Car, s’il ne fut pas vraiment question de quelque détail sulfureux, l’étude s’est attachée à conjecturer sur la vie intime et intérieure du président américain, sondé et mis à nu comme jamais et comme seul Freud, à l’époque, était en mesure de le faire. Les principaux traits psychologiques du président Wilson sont exposés d’entrée de jeu : ce dernier a eu recours au refoulement pour régler un conflit intérieur qui l’inclinait à être davantage féminin que masculin.
Avant d’entrer dans le détail du psychisme de Wilson, Freud s’applique à réexposer quelques-uns des principaux « théorèmes » de la psychanalyse, « lois » que ses investigations l’ont amené à découvrir depuis la fin du XIXe siècle.
Parmi les plus importants, la méthode du « refoulement », régulièrement utilisée par l’inconscient pour tenter de solutionner un conflit intérieur : « Le refoulement est la méthode qui consiste à nier l’existence du désir instinctuel qui demande satisfaction, en le traitant comme s’il n’existait pas, et en l’oubliant après l’avoir relégué dans l’inconscient » (p. 84).
Or, observe-t-il, le refoulement est « la moins efficace de ces méthodes », parce qu’« il est impossible, à la longue, de négliger les désirs instinctuels » et que « le désir refoulé continue à chercher un débouché », tout en demeurant « inaccessible aux critiques de la raison », puisque « coupé de la conscience » (pp.106-107).
Dans l’application de ses « théorèmes » au cas de Wilson, Freud (toujours accompagné de Bullitt) en vient alors à analyser que, « malgré son désir conscient de ressembler à son père », dans les faits, Wilson ressemblait beaucoup plus à sa mère, à la fois physiquement et moralement : « Il n’avait pas seulement son corps mince et chétif, mais encore sa sévérité, sa timidité et sa réserve » (p. 115).Dans la foulée, il est indiqué que Wilson le reconnut lui-même explicitement : « Quand je me sens mal, acariâtre, lugubre et que rien ne semble bien, je sais que le caractère de ma mère a pris le dessus en moi.
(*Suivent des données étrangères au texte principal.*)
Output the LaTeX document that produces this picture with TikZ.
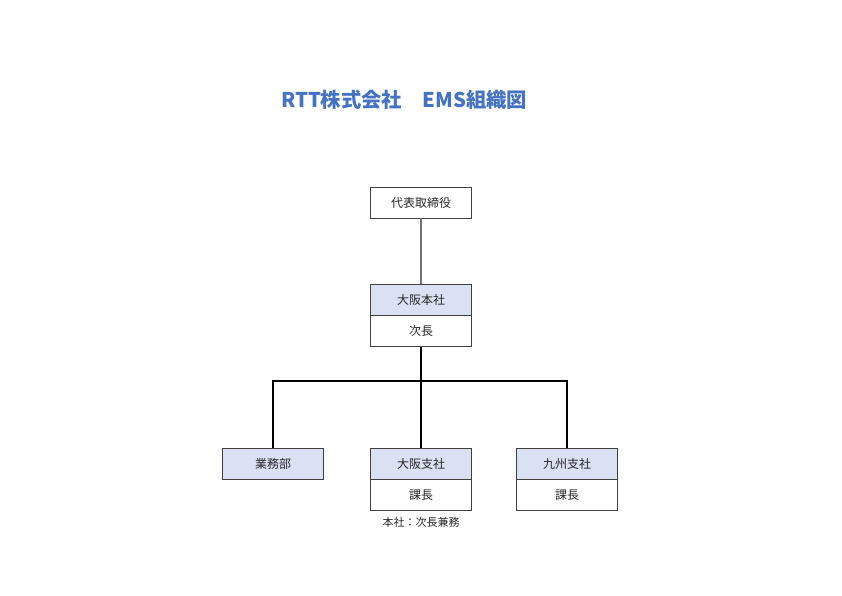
\documentclass[tikz,border=0pt]{standalone}
\usepackage{fontspec}
\newfontfamily\jp{Noto Sans CJK JP}
\begin{document}
\begin{tikzpicture}[x=1pt,y=-1pt,
  box/.style={draw=black!75,line width=0.8pt,minimum width=101pt,minimum height=31pt,inner sep=0pt,font=\jp\fontsize{12}{14}\selectfont,text=black!85},
  head/.style={box,fill=blueFill},
  bus/.style={line width=1.4pt,black},
]
\definecolor{blueFill}{HTML}{D9E1F2}
\definecolor{titleBlue}{HTML}{4472C4}
\useasboundingbox (0,0) rectangle (842,595);
\node[font=\jp\bfseries\fontsize{20.3}{24}\selectfont,text=titleBlue] (title) at (404,100) {RTT株式会社　EMS組織図};
\node[box] (ceo) at (421,202.5) {代表取締役};
\node[head] (osakahq) at (421,299.5) {大阪本社};
\node[box,anchor=north] (jicho) at (osakahq.south) {次長};
\node[head] (gyomu) at (273,463.5) {業務部};
\node[head] (osakash) at (421,463.5) {大阪支社};
\node[box,anchor=north] (kacho1) at (osakash.south) {課長};
\node[head] (kyushu) at (567,463.5) {九州支社};
\node[box,anchor=north] (kacho2) at (kyushu.south) {課長};
\node[font=\jp\fontsize{11}{13}\selectfont,text=black!85] (note) at (421,522) {本社：次長兼務};
\coordinate (bj) at (421,381);
\draw[line width=1.6pt,black!55] (ceo.south) -- (osakahq.north);
\draw[bus] (jicho.south) -- (bj);
\draw[bus] (gyomu.north) |- (bj) -| (kyushu.north);
\draw[bus] (bj) -- (osakash.north);
\end{tikzpicture}
\end{document}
Mais quand la vie me paraît gaie, belle, merveilleuse, je sais que prédomine en moi la part de mon père » (p. 116).
À partir de ce constat, Freud ne se contente pas de rapporter que, justement, d’après de nombreux témoignages, Wilson se sentait souvent mal, acariâtre et lugubre. Il affirme que « sa passivité à l’égard de son père était son émotion dominante » (p. 116) et, d’un point de vue psychanalytique, l’élément majeur et déterminant du psychisme féminin de Wilson.
Précisant son propos, Freud explique qu’en psychanalyse sont considérées « comme expressions de féminité tous les désirs qui sont caractérisés par la passivité, surtout le besoin d’être aimé ». Dans ces conditions, ajoute-t-il, la masculinité a part avec l’activité, et la féminité avec la passivité.
Or, disséquant l’enfance de Wilson (surnommé « le petit Tommy Wilson »), Freud décèle que, si « sa santé précaire l’attachait à sa mère », « le fait central de l’enfance de Tommy Wilson fut ses rapports avec son père » (p. 39). Selon les auteurs, « le père de Tommy Wilson était son principal objet d’amour ». Il était « le grand personnage de son enfance, en comparaison duquel sa mère faisait piètre figure » (p. 99).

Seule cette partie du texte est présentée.